Huw Lemmey23 January 2012

 

In a thought-provoking video interview with Oliver Laughland for the Guardian, Paul Mason elaborates on how technological development and the banking crisis have "nullified" the ideological impasse of the past 30 years, and how the decodified, radicalised youth springing up in its wake are beginning to tear up decades of stagnation with a new, networked form of activism.

"It is easier to imagine the end of the world than the end of capitalism" – so wrote Fredric Jameson in Archeologies of the Future, and this, for Mason, best sums up the "Roveian Reality" which shaped the popular imagination since the 1970s:

The social theorist Mark Fisher calls this "capitalist realism"... There is no alternative to the reality you can't escape from- the reality of marketisation, neoliberalism, the individualisation of people's lives, the retreat of a generation in between the two earbuds of the iPod, into a cocoon... I think Fisher, in that concept, really succinctly put his finger on what the intellectual zeitgeist of, broadly speaking, the Left, had been for 20 years.

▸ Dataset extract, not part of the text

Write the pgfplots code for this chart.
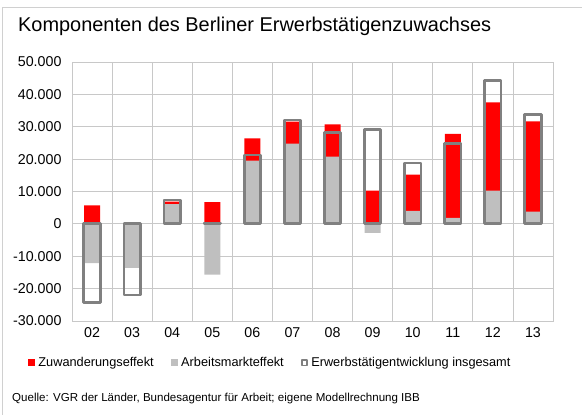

For both Fisher and Mason, the credit crunch and the collapse of the investment bank Lehman Brothers "represented a rend in the fabric" of capitalist realism:

...suddenly you could imagine an end of capitalism. Some in the markets couldn't imagine anything but an end of  capitalism. What it's done for a generation is kind of cancelled their future, and a generation, that lived for the future, sees their predictable future cancelled,  suddenly adopts really quite radical ideas in response.

Mason cites the financial crisis as an impetus for radicalism, but notes that it is enabled by advances in technology which operate on more than a level of effective communication. Networks are not simply the routes of information passed between activists, but the basic ideology in itself. Horizontal organisational structures, consensus decision-making, the wisdom of the hive mind: these have replaced the fixed programmes for social transformation that marked previous anti-authoritarian movements. According to Mason this creates new opportunities for side-stepping authority:

social media in a revolution gives you a free hit of extra knowledge, and a momentum... you can sense when the time comes to break the swarm, swarm away, and stop attacking. You can sense the moment very easily when consensus is over. To the 20th century theorist of social order this a terrible weakness, that they are mercurial. Actually, what I write in the book is this ability to swarm and then break the swarm is one of the crucial things about nonheirarchical protest that leaves the heirarchies really struggling to cope with them.

Whether these movements can actually deliver social transformation without a more established political programme, or whether we can expect capitalism to fail through its own contradictions, is left open here. Writing in the Huffington Post James Deneslow points 0ut that it is

the critical heart of Mason's argument that while technology has allowed empowered individuals to overthrow authoritarian governments, globalisation itself may fail as the economics of the financial crisis of 2008 continue to unravel.

Mason explores the relationship between technological innovations and young protestors in his new book, Why It's Kicking Off Everywhere. Ian Finlayson, writing in the Times this Saturday,  says "Mason writes like he sounds on TV and radio - headlong, well-informed, enthusiastic and hands-on."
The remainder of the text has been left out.